──────── Entries provided

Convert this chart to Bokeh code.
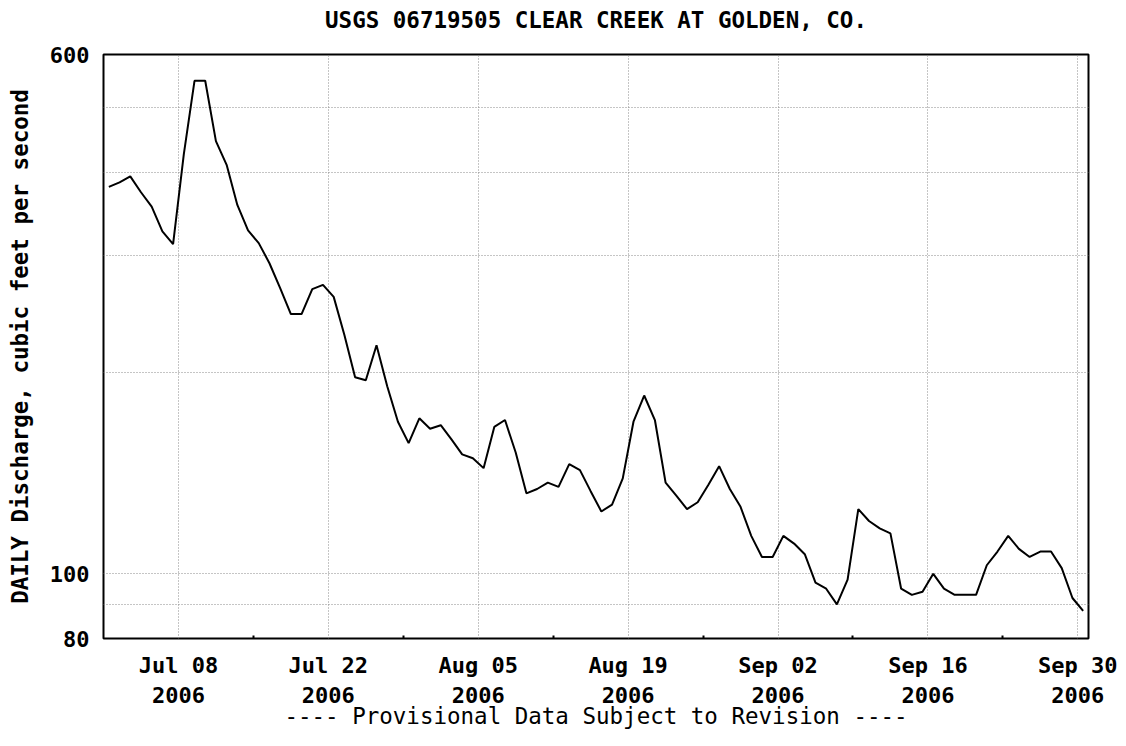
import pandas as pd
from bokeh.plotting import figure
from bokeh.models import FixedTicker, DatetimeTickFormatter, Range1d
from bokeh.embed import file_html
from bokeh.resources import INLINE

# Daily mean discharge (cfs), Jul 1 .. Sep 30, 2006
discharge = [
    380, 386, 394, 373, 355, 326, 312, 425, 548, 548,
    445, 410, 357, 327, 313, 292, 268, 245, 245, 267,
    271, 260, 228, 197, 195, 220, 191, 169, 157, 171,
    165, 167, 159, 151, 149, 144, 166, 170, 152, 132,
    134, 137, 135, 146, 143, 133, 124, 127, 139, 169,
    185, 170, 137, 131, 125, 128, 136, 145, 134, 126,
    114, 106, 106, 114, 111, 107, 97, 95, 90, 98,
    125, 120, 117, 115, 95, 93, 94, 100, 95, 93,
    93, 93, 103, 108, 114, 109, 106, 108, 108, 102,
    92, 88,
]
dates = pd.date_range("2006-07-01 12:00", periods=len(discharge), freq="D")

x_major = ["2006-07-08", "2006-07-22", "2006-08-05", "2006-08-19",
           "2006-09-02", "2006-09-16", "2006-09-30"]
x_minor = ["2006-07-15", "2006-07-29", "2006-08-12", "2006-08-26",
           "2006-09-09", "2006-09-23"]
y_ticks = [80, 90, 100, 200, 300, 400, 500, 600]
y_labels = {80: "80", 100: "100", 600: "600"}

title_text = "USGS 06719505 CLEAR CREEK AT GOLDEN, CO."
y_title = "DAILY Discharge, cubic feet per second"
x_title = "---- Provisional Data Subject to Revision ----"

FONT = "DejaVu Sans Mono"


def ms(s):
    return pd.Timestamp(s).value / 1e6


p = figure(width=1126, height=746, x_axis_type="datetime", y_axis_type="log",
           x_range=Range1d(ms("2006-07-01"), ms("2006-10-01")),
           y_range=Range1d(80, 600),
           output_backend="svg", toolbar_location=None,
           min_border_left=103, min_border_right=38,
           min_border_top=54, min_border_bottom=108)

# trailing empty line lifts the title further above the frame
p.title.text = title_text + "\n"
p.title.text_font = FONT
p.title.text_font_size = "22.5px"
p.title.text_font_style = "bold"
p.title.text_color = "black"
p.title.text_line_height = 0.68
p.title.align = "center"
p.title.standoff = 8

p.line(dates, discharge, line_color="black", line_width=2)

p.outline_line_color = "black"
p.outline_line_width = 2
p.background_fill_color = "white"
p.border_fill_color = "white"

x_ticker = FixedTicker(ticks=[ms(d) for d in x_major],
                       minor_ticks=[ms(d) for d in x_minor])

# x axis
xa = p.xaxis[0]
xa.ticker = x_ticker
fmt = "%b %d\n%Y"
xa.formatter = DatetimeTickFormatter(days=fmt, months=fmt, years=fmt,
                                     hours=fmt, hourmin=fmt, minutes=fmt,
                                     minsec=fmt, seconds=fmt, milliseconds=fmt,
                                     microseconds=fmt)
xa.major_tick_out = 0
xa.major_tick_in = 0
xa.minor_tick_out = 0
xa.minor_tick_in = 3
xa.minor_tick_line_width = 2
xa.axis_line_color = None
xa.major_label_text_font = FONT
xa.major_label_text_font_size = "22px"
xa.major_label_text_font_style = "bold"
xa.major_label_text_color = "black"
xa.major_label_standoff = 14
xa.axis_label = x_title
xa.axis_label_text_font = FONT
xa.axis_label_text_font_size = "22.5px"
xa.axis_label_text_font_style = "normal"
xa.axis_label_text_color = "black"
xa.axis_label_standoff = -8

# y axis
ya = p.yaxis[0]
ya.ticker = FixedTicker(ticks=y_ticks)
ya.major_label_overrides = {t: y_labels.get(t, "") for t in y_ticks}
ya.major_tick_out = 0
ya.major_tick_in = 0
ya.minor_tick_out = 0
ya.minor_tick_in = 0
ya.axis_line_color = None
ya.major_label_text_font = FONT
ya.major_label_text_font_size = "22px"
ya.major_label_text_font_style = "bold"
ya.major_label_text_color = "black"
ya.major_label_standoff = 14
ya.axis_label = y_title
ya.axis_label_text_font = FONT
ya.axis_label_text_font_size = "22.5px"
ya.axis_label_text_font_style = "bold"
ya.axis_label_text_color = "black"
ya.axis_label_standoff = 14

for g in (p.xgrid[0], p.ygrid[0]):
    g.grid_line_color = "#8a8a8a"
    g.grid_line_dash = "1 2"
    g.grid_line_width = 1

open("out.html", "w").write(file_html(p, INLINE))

────────────────
──────── Entries provided

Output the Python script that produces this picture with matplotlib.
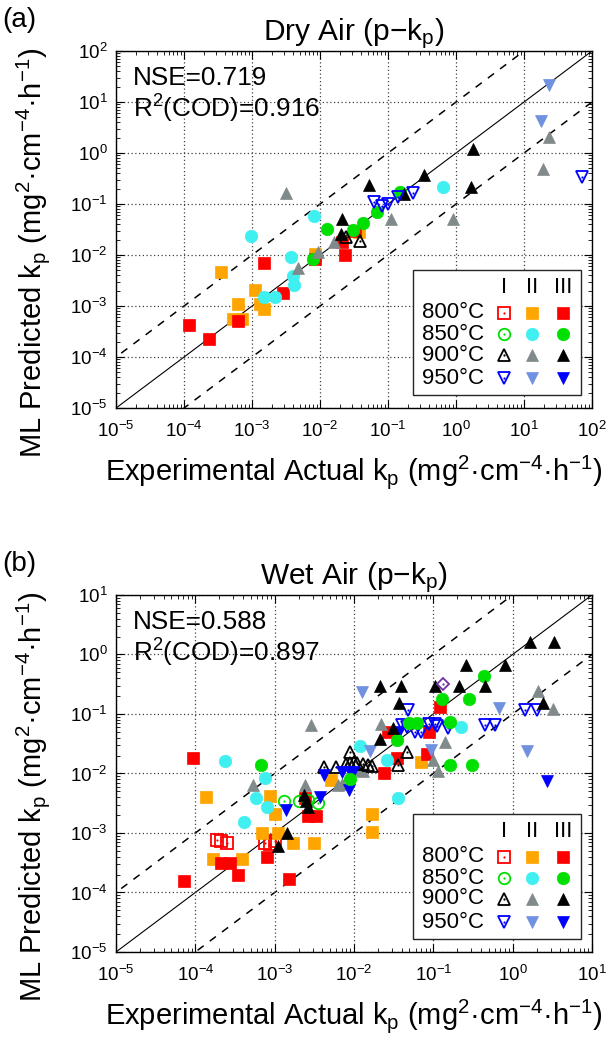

────────────────

▶ [Goal of the exercise]
Copy out exactly the material that runs from the line with "Convert this chart to Bokeh code." to the line with "return pd.Timestamp(s).value / 1e6", ends included, and leave the pictures behind.

▶ [Complete answer]
Convert this chart to Bokeh code.
import pandas as pd
from bokeh.plotting import figure
from bokeh.models import FixedTicker, DatetimeTickFormatter, Range1d
from bokeh.embed import file_html
from bokeh.resources import INLINE

# Daily mean discharge (cfs), Jul 1 .. Sep 30, 2006
discharge = [
    380, 386, 394, 373, 355, 326, 312, 425, 548, 548,
    445, 410, 357, 327, 313, 292, 268, 245, 245, 267,
    271, 260, 228, 197, 195, 220, 191, 169, 157, 171,
    165, 167, 159, 151, 149, 144, 166, 170, 152, 132,
    134, 137, 135, 146, 143, 133, 124, 127, 139, 169,
    185, 170, 137, 131, 125, 128, 136, 145, 134, 126,
    114, 106, 106, 114, 111, 107, 97, 95, 90, 98,
    125, 120, 117, 115, 95, 93, 94, 100, 95, 93,
    93, 93, 103, 108, 114, 109, 106, 108, 108, 102,
    92, 88,
]
dates = pd.date_range("2006-07-01 12:00", periods=len(discharge), freq="D")

x_major = ["2006-07-08", "2006-07-22", "2006-08-05", "2006-08-19",
           "2006-09-02", "2006-09-16", "2006-09-30"]
x_minor = ["2006-07-15", "2006-07-29", "2006-08-12", "2006-08-26",
           "2006-09-09", "2006-09-23"]
y_ticks = [80, 90, 100, 200, 300, 400, 500, 600]
y_labels = {80: "80", 100: "100", 600: "600"}

title_text = "USGS 06719505 CLEAR CREEK AT GOLDEN, CO."
y_title = "DAILY Discharge, cubic feet per second"
x_title = "---- Provisional Data Subject to Revision ----"

FONT = "DejaVu Sans Mono"


def ms(s):
    return pd.Timestamp(s).value / 1e6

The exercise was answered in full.